Overview
The extended Xception suite of products expands the applicability of Xception by incorporating non-SWIFI fault-injection technology. For non processor-centric designs, as found in Telecommunications, Networking and Automotive Embedded solutions, direct fault placement in ASICs (Application Specific Integrated Circuits), chipset devices or even nodes in a PCB (Printed Circuit Board) may be a requirement. Even when considering internal processor locations, standard programming access does not reach all functional units - caches being one good example.
The extended approach relies on a modular architecture that uses the same experiment definition and control front-ends (Xception EME) and the same database with two new hardware modules. These hardware modules deliver pin-level forcing injection and scan chain implemented fault injection (SCIFI). Each technique - pin-level injection, SCIFI or SWIFI - is totally independent from the others and it may be used alone or concurrently, depending on the evaluation goals and features of the target system to consider.
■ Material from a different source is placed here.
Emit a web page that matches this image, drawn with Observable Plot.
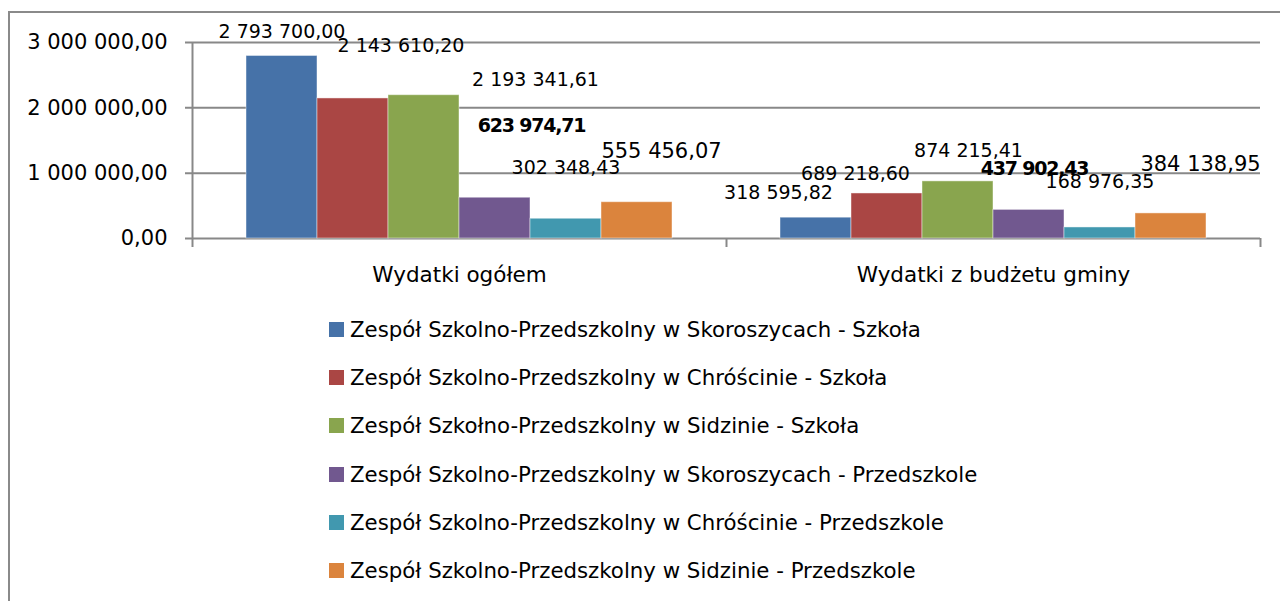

The communication between the host and the injection modules is based on the TCP/IP connection. Under this scheme, the target system location is independent from the host (it might be even placed in a different physical location, e.g. another building). The target should have an hardware-reset interface in order to reinitiate the system between injection runs. If such a feature is not available, eXception operation is still possible, but fully unattended activity might be compromised. The host computer can perform simultaneously experiments on different targets.
SCIFI - Scan Chain Implemented Fault Injection
Scan chain implemented fault injection is based on the Boundary-scan (BSCAN) hardware specification adopted in the early nineties by IEEE to test devices functionality on-board. BSCAN is supported by the most complex ICs (processors, ASICs, DSPs) and its standard scan-cell and TAP (Test Access Port) controller macros are also easily customized and added to IC designs.
In the Xception extended implementation, BSCAN module receives the fault parameters from the host and controls/monitors the target through BSCAN chain (a serial standard channel through the ICs board).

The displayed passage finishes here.